Start of Given data

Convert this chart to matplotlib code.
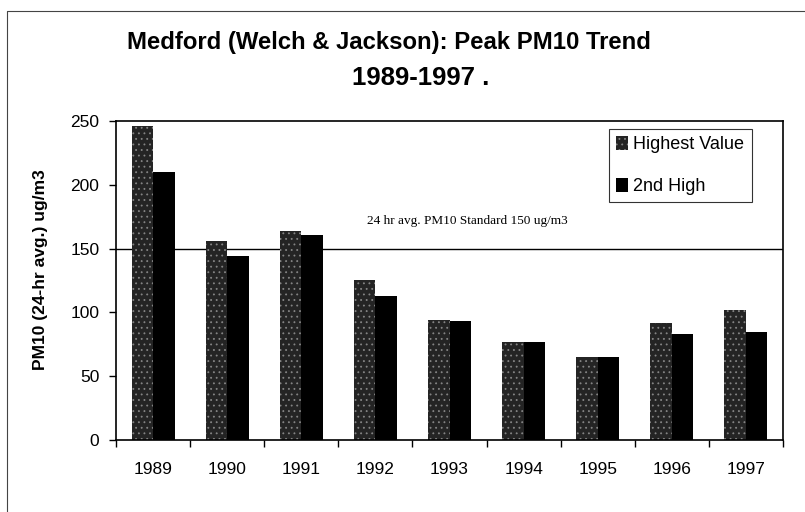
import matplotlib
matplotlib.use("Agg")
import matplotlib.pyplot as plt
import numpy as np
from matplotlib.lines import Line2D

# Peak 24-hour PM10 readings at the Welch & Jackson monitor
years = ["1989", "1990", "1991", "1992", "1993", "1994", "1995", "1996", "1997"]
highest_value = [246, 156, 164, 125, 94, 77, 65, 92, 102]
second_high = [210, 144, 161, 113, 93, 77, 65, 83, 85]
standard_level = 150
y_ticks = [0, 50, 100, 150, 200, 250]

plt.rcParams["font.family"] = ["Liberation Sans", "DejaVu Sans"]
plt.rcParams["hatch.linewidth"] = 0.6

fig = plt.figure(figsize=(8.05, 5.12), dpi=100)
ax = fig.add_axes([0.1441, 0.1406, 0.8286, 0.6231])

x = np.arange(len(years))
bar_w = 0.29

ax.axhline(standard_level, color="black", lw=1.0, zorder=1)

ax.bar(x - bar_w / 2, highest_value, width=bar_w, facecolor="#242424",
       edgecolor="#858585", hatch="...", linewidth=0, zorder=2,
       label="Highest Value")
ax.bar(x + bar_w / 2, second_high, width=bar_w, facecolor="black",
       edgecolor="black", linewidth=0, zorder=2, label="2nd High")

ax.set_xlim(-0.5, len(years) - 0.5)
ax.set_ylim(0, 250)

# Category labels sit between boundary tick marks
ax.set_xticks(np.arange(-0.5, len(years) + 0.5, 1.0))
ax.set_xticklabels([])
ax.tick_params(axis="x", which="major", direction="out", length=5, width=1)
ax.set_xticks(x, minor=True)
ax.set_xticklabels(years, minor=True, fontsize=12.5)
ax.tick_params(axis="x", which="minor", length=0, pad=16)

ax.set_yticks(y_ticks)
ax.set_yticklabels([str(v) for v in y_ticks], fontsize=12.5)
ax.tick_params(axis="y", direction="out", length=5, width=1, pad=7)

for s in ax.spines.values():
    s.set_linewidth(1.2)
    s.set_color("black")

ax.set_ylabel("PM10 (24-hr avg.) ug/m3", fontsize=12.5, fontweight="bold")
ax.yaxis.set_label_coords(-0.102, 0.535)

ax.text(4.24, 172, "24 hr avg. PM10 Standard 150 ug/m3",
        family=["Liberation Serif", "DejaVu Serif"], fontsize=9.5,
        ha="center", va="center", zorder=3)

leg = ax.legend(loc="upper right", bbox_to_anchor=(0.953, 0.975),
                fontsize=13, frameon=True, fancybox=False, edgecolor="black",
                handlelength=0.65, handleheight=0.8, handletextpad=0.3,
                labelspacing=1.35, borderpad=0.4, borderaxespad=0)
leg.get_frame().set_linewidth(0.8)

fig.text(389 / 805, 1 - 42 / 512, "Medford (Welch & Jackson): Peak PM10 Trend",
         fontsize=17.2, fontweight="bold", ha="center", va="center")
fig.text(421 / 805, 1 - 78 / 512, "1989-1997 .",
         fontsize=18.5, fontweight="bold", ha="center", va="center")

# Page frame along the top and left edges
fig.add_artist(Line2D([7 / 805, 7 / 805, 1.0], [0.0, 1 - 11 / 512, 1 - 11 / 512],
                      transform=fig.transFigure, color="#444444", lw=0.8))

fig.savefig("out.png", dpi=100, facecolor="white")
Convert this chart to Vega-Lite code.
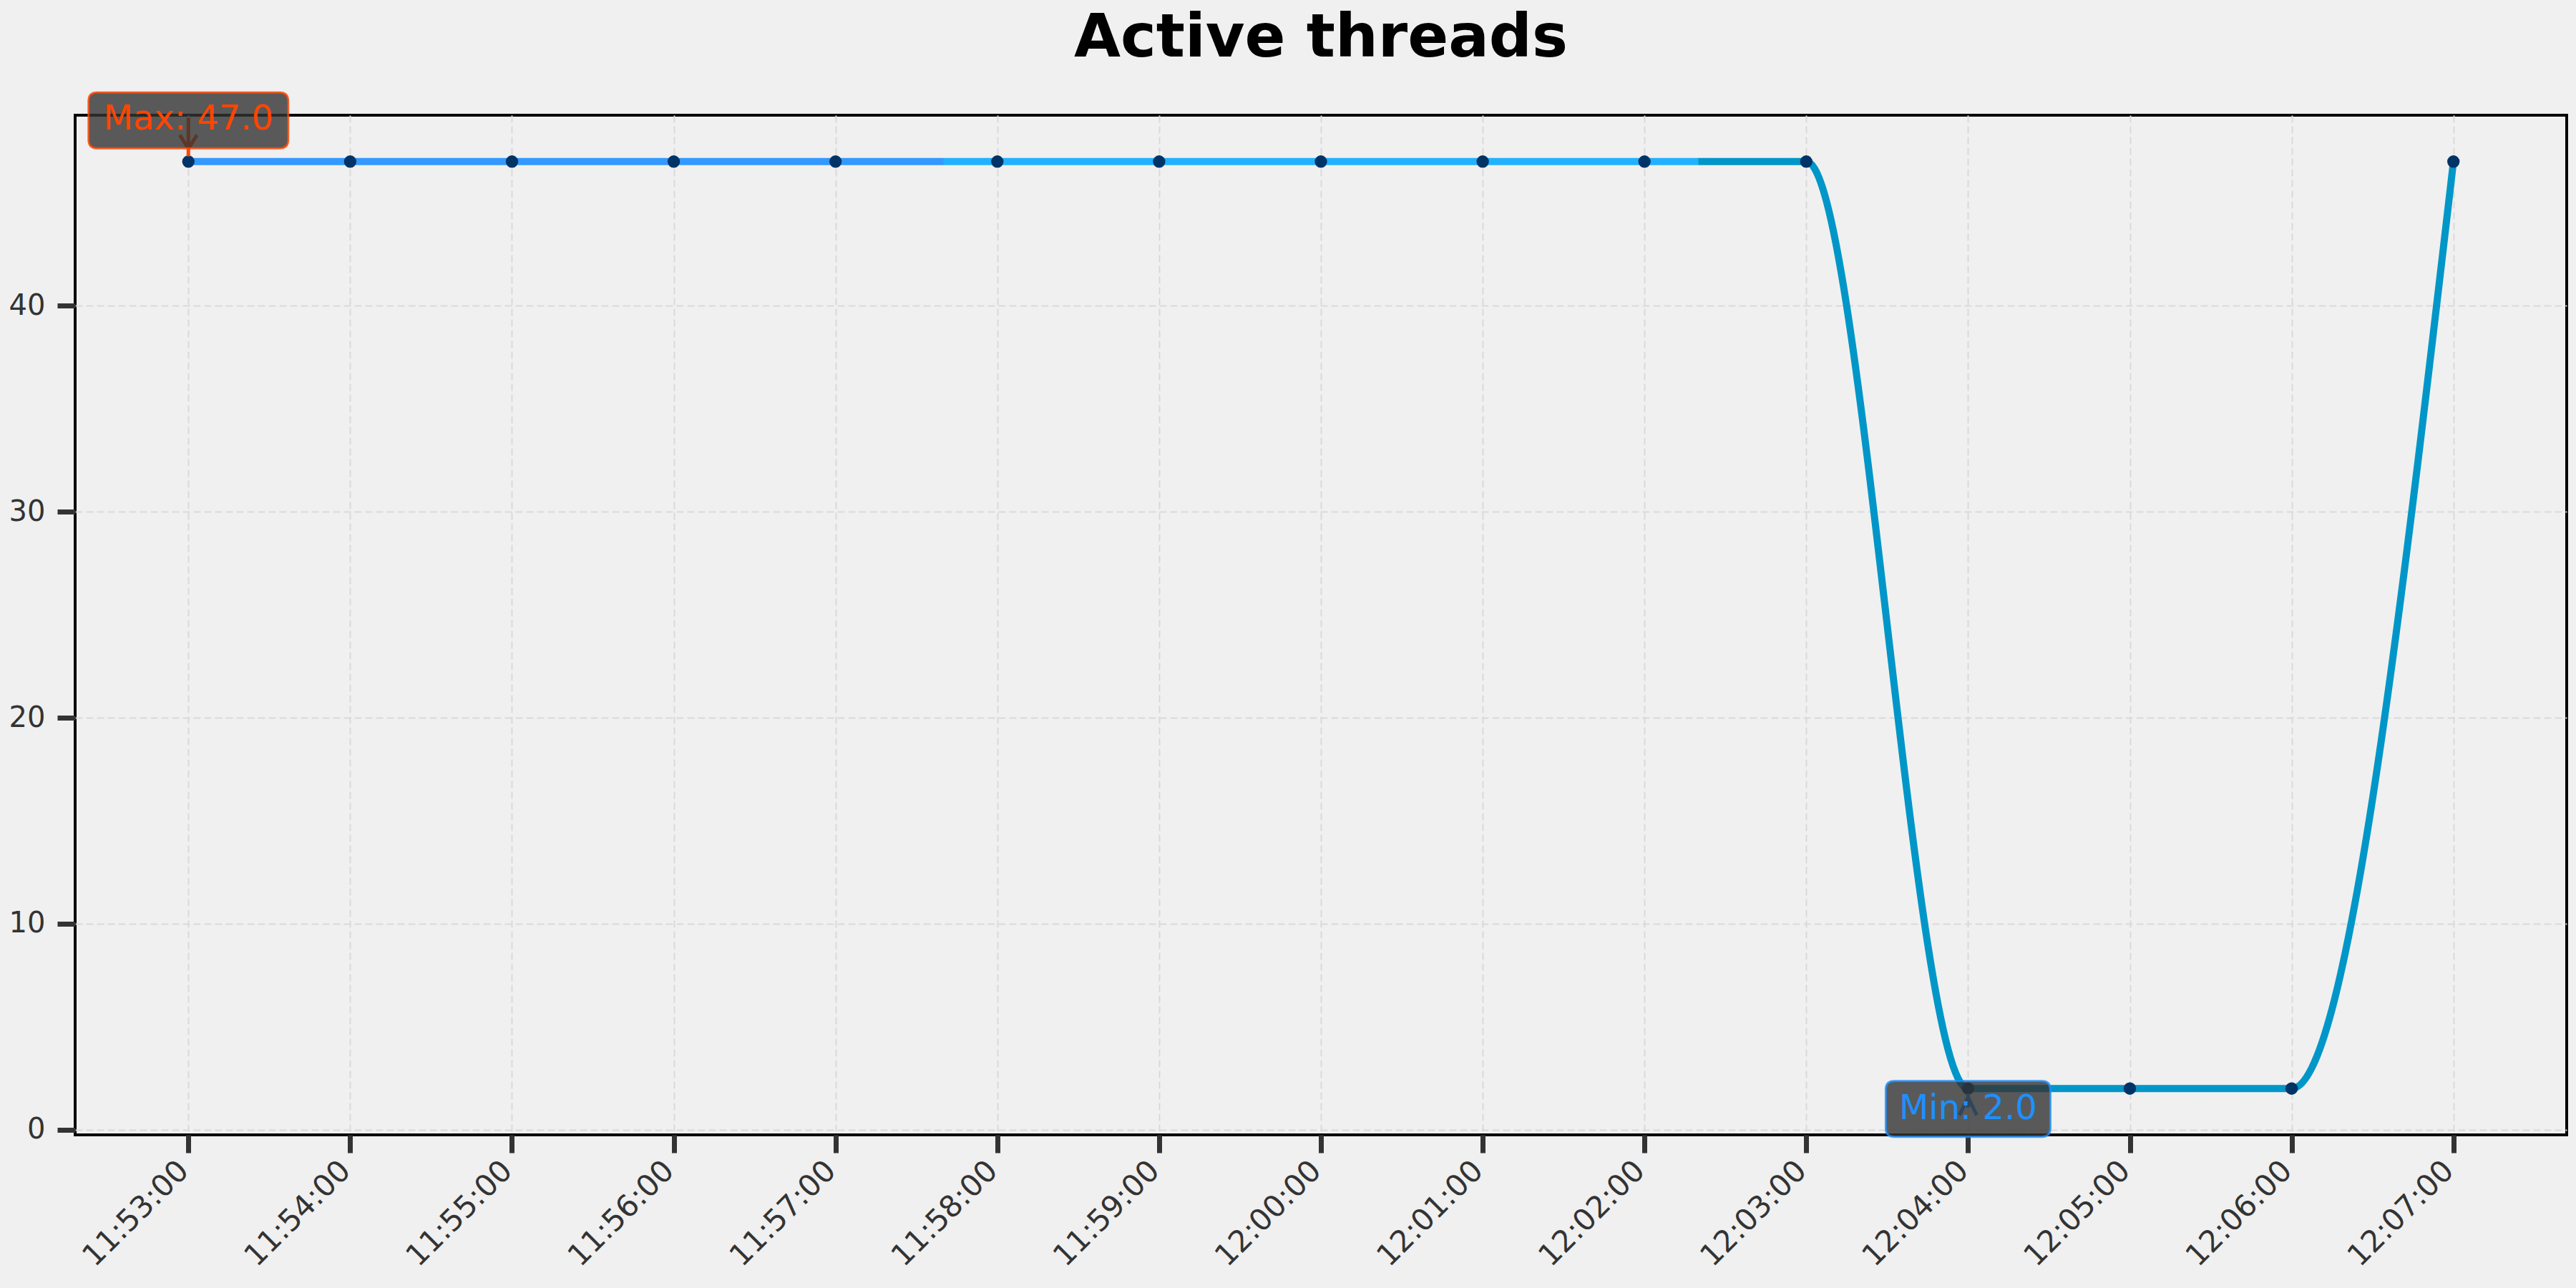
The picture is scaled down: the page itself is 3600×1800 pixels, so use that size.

End of Given data

* Instructions for the task:
Only the number is wanted: how many lines in the data include the string "code"?

* Solution:
2